──────── SOURCE EXCERPT ────────

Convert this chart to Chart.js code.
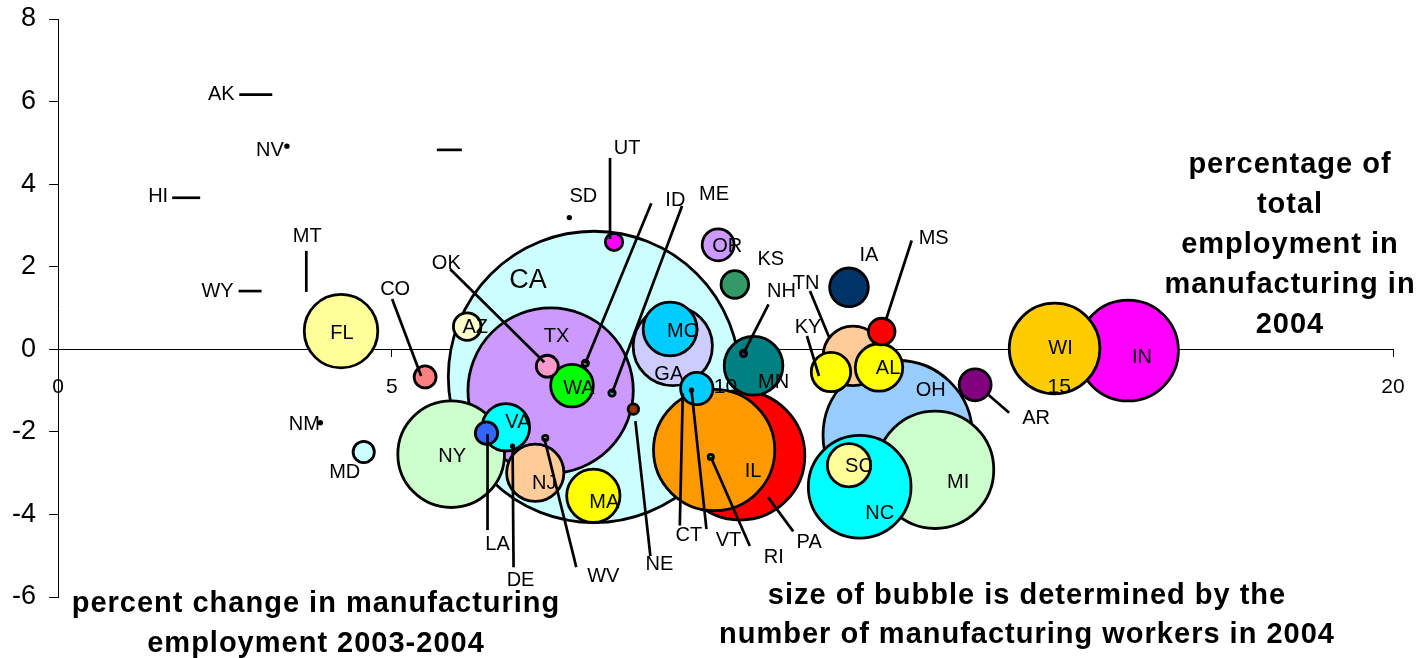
<!DOCTYPE html>
<html>
<head>
<meta charset="utf-8">
<title>Manufacturing employment by state, 2004</title>
<script src="https://cdn.jsdelivr.net/npm/chart.js@4.4.1/dist/chart.umd.min.js"></script>
<style>
  body { margin: 0; background: #fff; }
  #wrap { position: relative; width: 1423px; height: 658px; overflow: hidden; }
  .note { position: absolute; font: bold 29px "Liberation Sans", Arial, sans-serif; letter-spacing: 1px;
          text-align: center; color: #000; white-space: nowrap; }
</style>
</head>
<body>
<div id="wrap">
  <canvas id="bubbleChart" width="1423" height="658"></canvas>
  <div class="note" style="left:1160px; top:143px; width:260px; line-height:40px">percentage of<br>total<br>employment in<br>manufacturing in<br>2004</div>
  <div class="note" style="left:46px; top:582px; width:540px; line-height:40px">percent change in manufacturing<br>employment 2003-2004</div>
  <div class="note" style="left:677px; top:575px; width:700px; line-height:39px">size of bubble is determined by the<br>number of manufacturing workers in 2004</div>
</div>
<script>
// ── DATA ──────────────────────────────────────────────
const states = ['AK','AL','AR','AZ','CA','CO','CT','DE','FL','GA','HI','IA','ID','IL','IN','KS','KY','LA','MA','MD',
                'ME','MI','MN','MO','MS','MT','NC','ND','NE','NH','NJ','NM','NV','NY','OH','OK','OR','PA','RI','SC',
                'SD','TN','TX','UT','VA','VT','WA','WI','WV','WY'];

// percentage of total employment in manufacturing, 2004
const pctManufacturing = [3.21, 12.30, 13.74, 6.13, 8.03, 5.50, 9.57, 6.81, 4.24, 9.21, 2.13, 11.85, 7.90, 9.83, 16.03, 10.14, 11.58, 6.42, 8.02, 4.58,
                          8.30, 13.14, 10.42, 9.17, 12.34, 3.72, 12.01, 6.05, 8.62, 10.27, 7.15, 3.93, 3.43, 5.89, 12.58, 7.33, 9.89, 10.22, 9.78, 11.85,
                          7.66, 11.91, 7.38, 8.33, 6.71, 9.49, 7.70, 14.93, 7.30, 3.05];

// percent change in manufacturing employment 2003-2004
const pctChange = [6.17, -0.44, -0.86, 0.55, -0.67, -0.67, -0.95, -2.35, 0.44, 0.08, 3.67, 1.50, -0.34, -2.44, -0.03, 1.57, -0.55, -2.03, -3.55, -2.49,
                   -1.06, -2.92, -0.40, 0.49, 0.43, 1.39, -3.33, 4.83, -1.45, -0.10, -2.99, -1.78, 4.92, -2.54, -2.08, -0.41, 2.53, -2.57, -2.61, -2.81,
                   3.19, -0.16, -1.00, 2.60, -1.89, -0.99, -0.88, 0.02, -2.15, 1.41];

// bubble size: manufacturing workers 2004 (thousands)
const workers = [0, 44, 21, 16, 1520, 10.6, 21.5, 0.45, 102, 118, 0, 30, 1.4, 270, 188, 16, 31, 11, 55, 10,
                 1.4, 253, 66, 56, 15, 0, 195, 0, 3, 1.4, 63, 0.45, 0.45, 210, 406, 10.6, 21, 306, 1.1, 37,
                 0.45, 68, 496, 7, 44, 0.45, 36, 153, 1.1, 0];

const xTicks = [0, 5, 10, 15, 20];
const yTicks = [-6, -4, -2, 0, 2, 4, 6, 8];

// ── STYLE ─────────────────────────────────────────────
const fills = ['#000000','#FFFF00','#800080','#FFFFCC','#CCFFFF','#FF8080','#00CCFF','#000000','#FFFF99','#CCCCFF',
               '#000000','#003366','#808080','#FF9900','#FF00FF','#339966','#FFFF00','#3366FF','#FFFF00','#CCFFFF',
               '#33CCCC','#CCFFCC','#008080','#00CCFF','#FF0000','#000000','#00FFFF','#000000','#993300','#333399',
               '#FFCC99','#000000','#000000','#CCFFCC','#99CCFF','#FF99CC','#CC99FF','#FF0000','#00FF00','#FFFF99',
               '#000000','#FFCC99','#CC99FF','#FF00FF','#00FFFF','#000000','#00FF00','#FFCC00','#99CC00','#000000'];

// label offset from bubble centre (px) and optional leader line [x1,y1,x2,y2] relative to the centre
const labelSpots = {
  AK: {at: [-51, 0], line: [-33, 0, 0, 0]},
  AL: {at: [9, 1]},
  AR: {at: [61, 34], line: [12, 9, 34, 28]},
  AZ: {at: [8, 1]},
  CA: {at: [-66, -96], big: true},
  CO: {at: [-30, -87], line: [-4, -1, -33, -78]},
  CT: {at: [-8, 147], line: [-14, 5, -17, 137]},
  DE: {at: [8, 134], line: [0, 0, 1, 121]},
  FL: {at: [1, 2]},
  GA: {at: [-4, 29]},
  HI: {at: [-42, -1], line: [-28, 0, 0, 0]},
  IA: {at: [20, -32]},
  ID: {at: [90, -163], line: [0, 0, 66, -160]},
  IL: {at: [39, 21]},
  IN: {at: [14, 7]},
  KS: {at: [36, -25]},
  KY: {at: [-23, -45], line: [-12, 4, -24, -36]},
  LA: {at: [11, 111], line: [1, 1, 1, 97]},
  MA: {at: [11, 7]},
  MD: {at: [-19, 20]},
  ME: {at: [102, -199], line: [0, 0, 70, -187]},
  MI: {at: [23, 13]},
  MN: {at: [20, 17]},
  MO: {at: [13, 2]},
  MS: {at: [52, -93], line: [4, -11, 30, -91]},
  MT: {at: [1, -55], line: [0, -41, 0, 0]},
  NC: {at: [20, 27]},
  ND: {hide: true, line: [-25, 0, 0, 0]},
  NE: {at: [26, 155], line: [2, 12, 17, 147]},
  NH: {at: [38, -62], line: [0, 0, 25, -49]},
  NJ: {at: [9, 11]},
  NM: {at: [-16, 2]},
  NV: {at: [-17, 4]},
  NY: {at: [1, 2]},
  OH: {at: [33, -45]},
  OK: {at: [-101, -103], line: [-3, -4, -97, -97]},
  OR: {at: [9, 2]},
  PA: {at: [69, 87], line: [28, 42, 53, 76]},
  RI: {at: [63, 100], line: [0, 0, 39, 89]},
  SC: {at: [10, 1]},
  SD: {at: [14, -21]},
  TN: {at: [-47, -72], line: [-24, -19, -43, -65]},
  TX: {at: [6, -54]},
  UT: {at: [13, -93], line: [-4, -3, -4, -84]},
  VA: {at: [12, -5]},
  VT: {at: [37, 150], line: [0, 0, 15, 139]},
  WA: {at: [7, 3]},
  WI: {at: [6, 0]},
  WV: {at: [58, 138], line: [-1, 0, 31, 129]},
  WY: {at: [-44, 0], line: [-23, 0, 0, 0]}
};

const FONT = '"Liberation Sans", Arial, sans-serif';
Chart.defaults.font.family = FONT;
Chart.defaults.color = '#000';

const bubbleRadius = w => (w > 0 ? Math.max(Math.sqrt(w) * 3.77 - 1.3, 1.3) : 0);

// big bubbles first so the small ones sit on top (as in the original)
const order = states.map((_, i) => i).sort((a, b) => workers[b] - workers[a]);

// ── LABELS + LEADER LINES ─────────────────────────────
const stateLabels = {
  id: 'stateLabels',
  afterDatasetsDraw(chart) {
    const ctx = chart.ctx;
    const ds = chart.data.datasets[0];
    const pts = chart.getDatasetMeta(0).data;
    ctx.save();
    ctx.strokeStyle = '#000';
    ctx.lineWidth = 2.7;
    pts.forEach((pt, i) => {
      const spot = labelSpots[states[ds.data[i].st]];
      if (!spot.line) return;
      const l = spot.line;
      ctx.beginPath();
      ctx.moveTo(pt.x + l[0], pt.y + l[1]);
      ctx.lineTo(pt.x + l[2], pt.y + l[3]);
      ctx.stroke();
    });
    ctx.fillStyle = '#000';
    ctx.textAlign = 'center';
    ctx.textBaseline = 'middle';
    pts.forEach((pt, i) => {
      const name = states[ds.data[i].st];
      const spot = labelSpots[name];
      if (spot.hide) return;
      ctx.font = (spot.big ? '27px ' : '20px ') + FONT;
      ctx.fillText(name, pt.x + spot.at[0], pt.y + spot.at[1]);
    });
    ctx.restore();
  }
};

new Chart(document.getElementById('bubbleChart'), {
  type: 'bubble',
  data: {
    datasets: [{
      data: order.map(i => ({x: pctManufacturing[i], y: pctChange[i], r: bubbleRadius(workers[i]), st: i})),
      backgroundColor: order.map(i => fills[i]),
      borderColor: '#000',
      borderWidth: 2.8,
      clip: false
    }]
  },
  options: {
    responsive: false,
    animation: false,
    events: [],
    layout: {autoPadding: false, padding: {left: 0, top: 19, right: 30, bottom: 61}},
    plugins: {legend: {display: false}, tooltip: {enabled: false}},
    scales: {
      x: {
        type: 'linear', position: {y: 0},
        min: xTicks[0], max: xTicks[xTicks.length - 1],
        ticks: {stepSize: xTicks[1] - xTicks[0], z: 1, padding: 18, font: {size: 21}, color: '#000', maxRotation: 0},
        grid: {drawOnChartArea: false, tickLength: 7, color: '#000'},
        border: {color: '#000', width: 1},
        afterFit: s => { s.height = 0; s.paddingLeft = 0; s.paddingRight = 0; }
      },
      y: {
        type: 'linear', position: 'left',
        min: yTicks[0], max: yTicks[yTicks.length - 1],
        ticks: {stepSize: yTicks[1] - yTicks[0], padding: 13, font: {size: 27}, color: '#000'},
        grid: {drawOnChartArea: false, tickLength: 9, color: '#000'},
        border: {color: '#000', width: 1},
        afterFit: s => { s.width = 58; s.paddingTop = 0; s.paddingBottom = 0; }
      }
    }
  },
  plugins: [stateLabels]
});
</script>
</body>
</html>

────────

Begin at the first line of the data above and repeat each line exactly, stopping after the line containing "7.66, 11.91, 7.38, 8.33, 6.71, 9.49, 7.70, 14.93, 7.30, 3.05];". Omit the pictures.

Convert this chart to Chart.js code.
<!DOCTYPE html>
<html>
<head>
<meta charset="utf-8">
<title>Manufacturing employment by state, 2004</title>
<script src="https://cdn.jsdelivr.net/npm/chart.js@4.4.1/dist/chart.umd.min.js"></script>
<style>
  body { margin: 0; background: #fff; }
  #wrap { position: relative; width: 1423px; height: 658px; overflow: hidden; }
  .note { position: absolute; font: bold 29px "Liberation Sans", Arial, sans-serif; letter-spacing: 1px;
          text-align: center; color: #000; white-space: nowrap; }
</style>
</head>
<body>
<div id="wrap">
  <canvas id="bubbleChart" width="1423" height="658"></canvas>
  <div class="note" style="left:1160px; top:143px; width:260px; line-height:40px">percentage of<br>total<br>employment in<br>manufacturing in<br>2004</div>
  <div class="note" style="left:46px; top:582px; width:540px; line-height:40px">percent change in manufacturing<br>employment 2003-2004</div>
  <div class="note" style="left:677px; top:575px; width:700px; line-height:39px">size of bubble is determined by the<br>number of manufacturing workers in 2004</div>
</div>
<script>
// ── DATA ──────────────────────────────────────────────
const states = ['AK','AL','AR','AZ','CA','CO','CT','DE','FL','GA','HI','IA','ID','IL','IN','KS','KY','LA','MA','MD',
                'ME','MI','MN','MO','MS','MT','NC','ND','NE','NH','NJ','NM','NV','NY','OH','OK','OR','PA','RI','SC',
                'SD','TN','TX','UT','VA','VT','WA','WI','WV','WY'];

// percentage of total employment in manufacturing, 2004
const pctManufacturing = [3.21, 12.30, 13.74, 6.13, 8.03, 5.50, 9.57, 6.81, 4.24, 9.21, 2.13, 11.85, 7.90, 9.83, 16.03, 10.14, 11.58, 6.42, 8.02, 4.58,
                          8.30, 13.14, 10.42, 9.17, 12.34, 3.72, 12.01, 6.05, 8.62, 10.27, 7.15, 3.93, 3.43, 5.89, 12.58, 7.33, 9.89, 10.22, 9.78, 11.85,
                          7.66, 11.91, 7.38, 8.33, 6.71, 9.49, 7.70, 14.93, 7.30, 3.05];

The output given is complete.